In his recent column in The New York Times, Nicholas Kristof asked a very provocative question: “What Religion Would Jesus Belong To?” Kristof contrasts the cultural and political battles that Christians have been known for over the past several decades with the character of Jesus, and opined that if only Christians would seek to be more like Jesus, they would inspire and attract a watching world.

Kristof writes that he finds nothing inspiring in the trappings and rituals of religion, but the selfless believers sacrificially serving others in the world’s toughest places “fill me with an almost holy sense of awe.” He adds, “Now that’s religion.”

He makes a good point. Christians today in America are more often known for harsh judging, stridently enforcing doctrines, and seeking political power to legislate Christian values. All the things Jesus wasn’t about.

No wonder the world celebrates Mother Teresa. She was beloved by people of all faiths — Hindus, Jews, Muslims, and her fellow Christians — as well as rock stars, politicians, and atheists. She was admired universally for her unselfish concern for the poor.

When someone was in need, Mother Teresa didn’t see race, gender, creed, or economic status; she saw a brother or sister to help and love. She never judged people. She wasn’t even trying to change society. Her compassion for the destitute and dying launched the Missionaries of Charity, now active in 139 countries, but her focus was on individual action — a smile, a kind word. “We can do no great things,” she said, “only small things with great love.”

If all Christians, or even most Christians, acted like Mother Teresa, letting their love and the character of their lives demonstrate their beliefs, our Christian faith would be more attractive and compelling.
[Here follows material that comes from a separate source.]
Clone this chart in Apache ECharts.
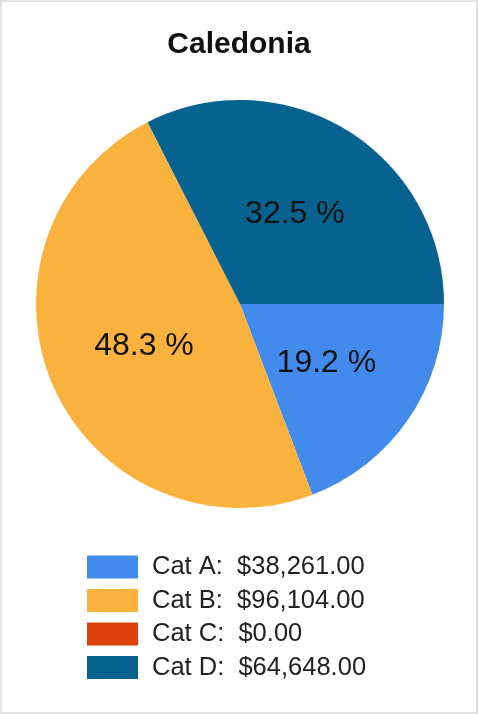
<!DOCTYPE html>
<html>
<head>
<meta charset="utf-8">
<script src="https://cdn.jsdelivr.net/npm/echarts@6/dist/echarts.min.js"></script>
<style>
  html, body { margin: 0; padding: 0; background: #fff; }
  #chart { width: 478px; height: 714px; box-sizing: border-box; border: 2px solid #e2e2e2; }
</style>
</head>
<body>
<div id="chart"></div>
<script>
const title = 'Caledonia';
const categories = ['Cat A', 'Cat B', 'Cat C', 'Cat D'];
const values = [38261, 96104, 0, 64648];
const colors = ['#428aec', '#f9b23e', '#dd400a', '#07628f'];

const total = values.reduce((a, b) => a + b, 0);
const fmtMoney = v => '$' + v.toLocaleString('en-US', { minimumFractionDigits: 2, maximumFractionDigits: 2 });
const valueByName = {};
categories.forEach((c, i) => { valueByName[c] = values[i]; });

const chart = echarts.init(document.getElementById('chart'), null, { renderer: 'canvas' });
chart.setOption({
  animation: false,
  color: colors,
  title: {
    text: title,
    left: 'center',
    top: 23,
    textStyle: { fontFamily: 'Liberation Sans, Arial, sans-serif', fontSize: 30, fontWeight: 'bold', color: '#111' }
  },
  legend: {
    orient: 'vertical',
    left: 80,
    top: 547,
    itemWidth: 51,
    itemHeight: 23,
    itemGap: 7.5,
    icon: 'rect',
    selectedMode: false,
    data: categories,
    formatter: name => name + ':  ' + fmtMoney(valueByName[name]),
    textStyle: {
      fontFamily: 'Liberation Sans, Arial, sans-serif',
      fontSize: 25.5,
      color: '#222',
      lineHeight: 23,
      padding: [0, 0, 0, 9]
    }
  },
  series: [{
    type: 'pie',
    center: [238, 302],
    radius: 204,
    startAngle: 0,
    clockwise: true,
    avoidLabelOverlap: false,
    itemStyle: { borderWidth: 0 },
    label: {
      show: true,
      position: 'inside',
      fontFamily: 'Liberation Sans, Arial, sans-serif',
      fontSize: 32,
      color: '#111',
      formatter: p => p.value === 0 ? '' : (p.value / total * 100).toFixed(1) + ' %'
    },
    labelLine: { show: false },
    emphasis: { disabled: true },
    data: categories.map((c, i) => ({ name: c, value: values[i] }))
  }]
});
</script>
</body>
</html>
I’m not saying we all join religious orders and move to the slums. But there’s plenty of room for improvement in how Christians resemble Jesus, the source of love and proof of love, who never judged or labelled people and never allowed himself to be dragged into the politics and power plays of his day. While continually speaking about his Father’s love, Jesus healed, included, and encouraged the “lost sheep” — no matter what kind of lives they had lived.

The key is simply to more deliberately imitate Jesus. We need to be better at love — especially loving those who may not seem worthy of our love.

If Christians were to embody the verse 1 John 4:19, “We love because he first loved us,” how different would our communities and world look? A lesson from Mother Teresa is that there is a constant need for “small things with great love” in our daily lives. This can start with being kind to the retail clerk and the coffee barista or serving in a soup kitchen or women’s shelter just across town. It can extend to giving to support children and families living in extreme poverty around the world.

Loving like Jesus starts with seeing every person as made in the image of God and precious to the Creator. Just that — leaving our biases, fears, and politics aside. And it is practiced by following Jesus’ straightforward directions in Matthew 25: feeding the hungry, giving the thirsty something to drink, welcoming the stranger, clothing the naked, visiting the prisoner. Mother Teresa saw Jesus “in the distressing disguise of the poor,” and we can also see him in the refugee, the former child soldier, the AIDS sufferer.

In a world of conflict, inequality, and rampant distrust of “the other,” Mother Teresa’s brand of humble yet radical love is in short supply. It’s not just for saints and Nobel Peace Prize winners. The more we Christians demonstrate our faith through acts of love, the more we reflect the compelling love of our God, who “so loved the world that he gave his one and only Son, that whoever believes in him shall not perish but have eternal life” (John 3:16).